• Exercise:
Copy out every line exactly, passing over the pictures.

[Source code of charts]
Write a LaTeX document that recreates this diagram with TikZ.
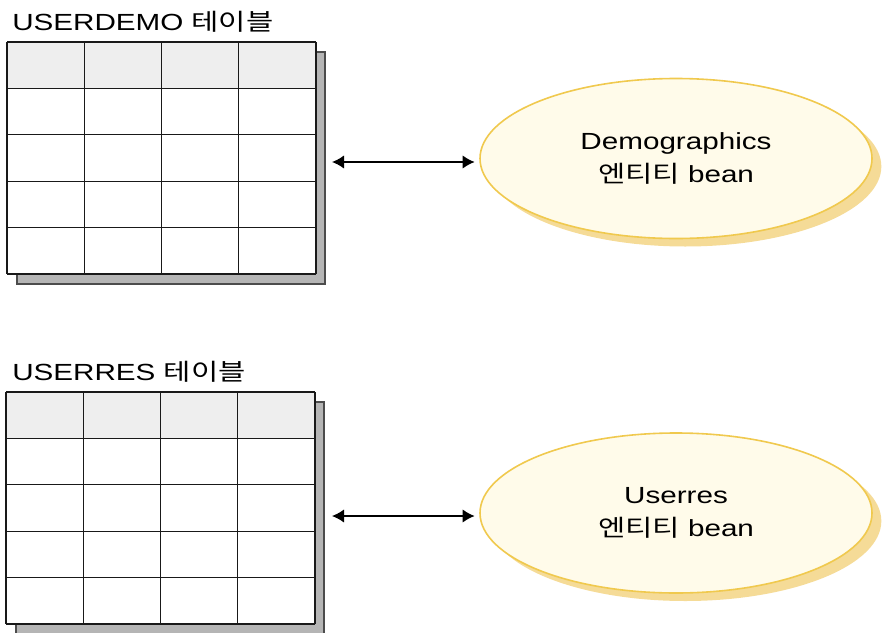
\documentclass[tikz,border=0pt]{standalone}
\usepackage{fontspec}
\setmainfont{Liberation Sans}[FakeStretch=1.27]
\newfontfamily\kr{Noto Sans CJK KR}[FakeStretch=1.27]
\usepackage{tikz}
\usetikzlibrary{arrows.meta,shapes.geometric,shadows}
\tikzset{>={Latex[length=9pt,width=10pt]}}
\usepackage{xcolor}
\definecolor{beanfill}{HTML}{FFFBEA}
\definecolor{beanline}{HTML}{F0C94E}
\definecolor{beanshade}{HTML}{F5DB97}
\definecolor{headfill}{HTML}{EEEEEE}
\definecolor{tabshade}{HTML}{B5B5B5}
\tikzstyle{bean}=[ellipse,draw=beanline,fill=beanfill,line width=1.2pt,minimum width=294pt,minimum height=120pt,inner sep=0,outer sep=4pt,align=center,font=\fontsize{17.5}{25}\selectfont,general shadow={fill=beanshade,shadow xshift=7pt,shadow yshift=-6pt}]
\tikzstyle{tablabel}=[anchor=base west,inner sep=0,font=\fontsize{17.5}{20}\selectfont]
\tikzstyle{link}=[<->,line width=1.1pt]

\begin{document}
\begin{tikzpicture}[x=0.75pt,y=-0.75pt]
	\useasboundingbox (0,0) rectangle (885,632);
	% tables
	\foreach \tx/\ty in {7/42,6/392} {
		\fill[tabshade,draw=black!70,line width=0.8pt] (\tx+10,\ty+10) rectangle (\tx+318,\ty+242);
		\fill[headfill] (\tx,\ty) rectangle (\tx+309,\ty+46.4);
		\fill[white] (\tx,\ty+46.4) rectangle (\tx+309,\ty+232);
		\foreach \i in {0,...,4}
			\draw[line width=0.9pt,black!90] (\tx+\i*77.25,\ty) -- ++(0,232);
		\foreach \j in {0,...,5}
			\draw[line width=0.9pt,black!90] (\tx,\ty+\j*46.4) -- ++(309,0);
	}
	\node[tablabel] (demolabel) at (12,30) {USERDEMO {\kr 테이블}};
	\node[tablabel] (reslabel) at (12,380) {USERRES {\kr 테이블}};

	% beans
	\node[bean] (demobean) at (676,158.5) {Demographics\\{\kr 엔티티} bean};
	\node[bean] (resbean) at (676,513) {Userres\\{\kr 엔티티} bean};

	\coordinate (demoend) at (332,162);
	\coordinate (resend) at (332,516);
	\draw[link] (demoend) -- (demoend -| demobean.west);
	\draw[link] (resend) -- (resend -| resbean.west);
\end{tikzpicture}
\end{document}
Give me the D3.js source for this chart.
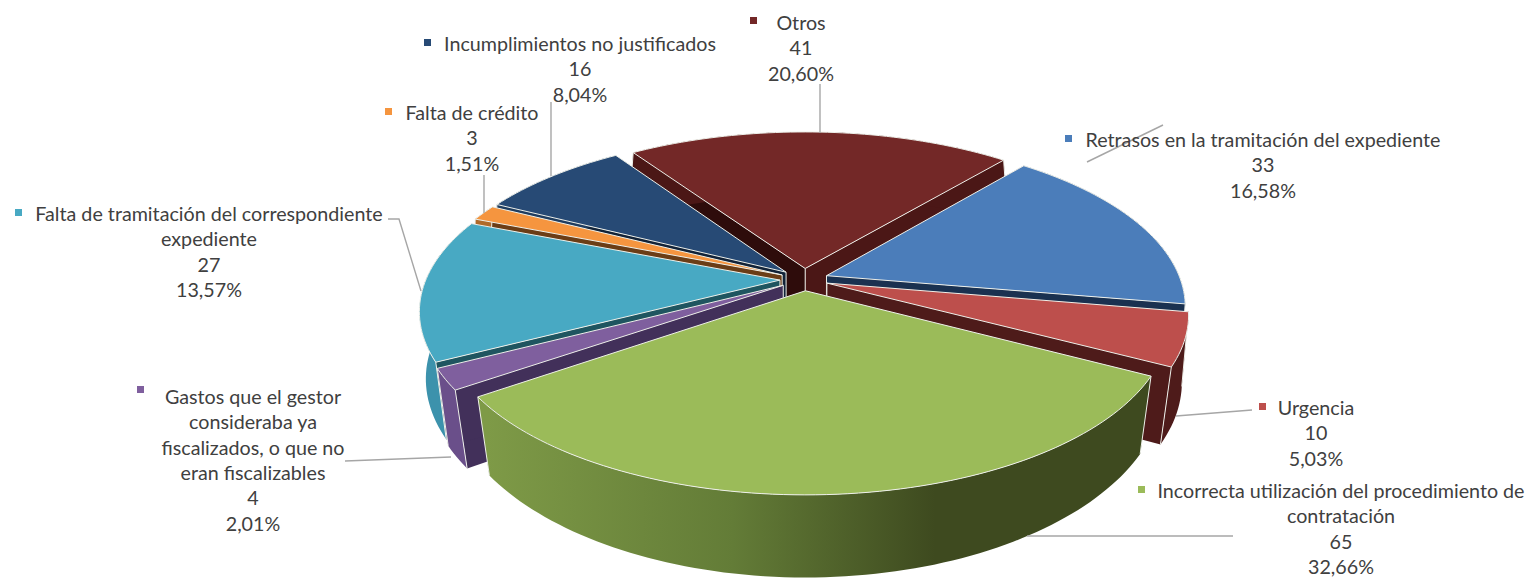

• Response:
Write a LaTeX document that recreates this diagram with TikZ.
\documentclass[tikz,border=0pt]{standalone}
\usepackage{fontspec}
\setmainfont{Liberation Sans}[FakeStretch=1.27]
\newfontfamily\kr{Noto Sans CJK KR}[FakeStretch=1.27]
\usepackage{tikz}
\usetikzlibrary{arrows.meta,shapes.geometric,shadows}
\tikzset{>={Latex[length=9pt,width=10pt]}}
\usepackage{xcolor}
\definecolor{beanfill}{HTML}{FFFBEA}
\definecolor{beanline}{HTML}{F0C94E}
\definecolor{beanshade}{HTML}{F5DB97}
\definecolor{headfill}{HTML}{EEEEEE}
\definecolor{tabshade}{HTML}{B5B5B5}
\tikzstyle{bean}=[ellipse,draw=beanline,fill=beanfill,line width=1.2pt,minimum width=294pt,minimum height=120pt,inner sep=0,outer sep=4pt,align=center,font=\fontsize{17.5}{25}\selectfont,general shadow={fill=beanshade,shadow xshift=7pt,shadow yshift=-6pt}]
\tikzstyle{tablabel}=[anchor=base west,inner sep=0,font=\fontsize{17.5}{20}\selectfont]
\tikzstyle{link}=[<->,line width=1.1pt]

\begin{document}
\begin{tikzpicture}[x=0.75pt,y=-0.75pt]
	\useasboundingbox (0,0) rectangle (885,632);
	% tables
	\foreach \tx/\ty in {7/42,6/392} {
		\fill[tabshade,draw=black!70,line width=0.8pt] (\tx+10,\ty+10) rectangle (\tx+318,\ty+242);
		\fill[headfill] (\tx,\ty) rectangle (\tx+309,\ty+46.4);
		\fill[white] (\tx,\ty+46.4) rectangle (\tx+309,\ty+232);
		\foreach \i in {0,...,4}
			\draw[line width=0.9pt,black!90] (\tx+\i*77.25,\ty) -- ++(0,232);
		\foreach \j in {0,...,5}
			\draw[line width=0.9pt,black!90] (\tx,\ty+\j*46.4) -- ++(309,0);
	}
	\node[tablabel] (demolabel) at (12,30) {USERDEMO {\kr 테이블}};
	\node[tablabel] (reslabel) at (12,380) {USERRES {\kr 테이블}};

	% beans
	\node[bean] (demobean) at (676,158.5) {Demographics\\{\kr 엔티티} bean};
	\node[bean] (resbean) at (676,513) {Userres\\{\kr 엔티티} bean};

	\coordinate (demoend) at (332,162);
	\coordinate (resend) at (332,516);
	\draw[link] (demoend) -- (demoend -| demobean.west);
	\draw[link] (resend) -- (resend -| resbean.west);
\end{tikzpicture}
\end{document}
Give me the D3.js source for this chart.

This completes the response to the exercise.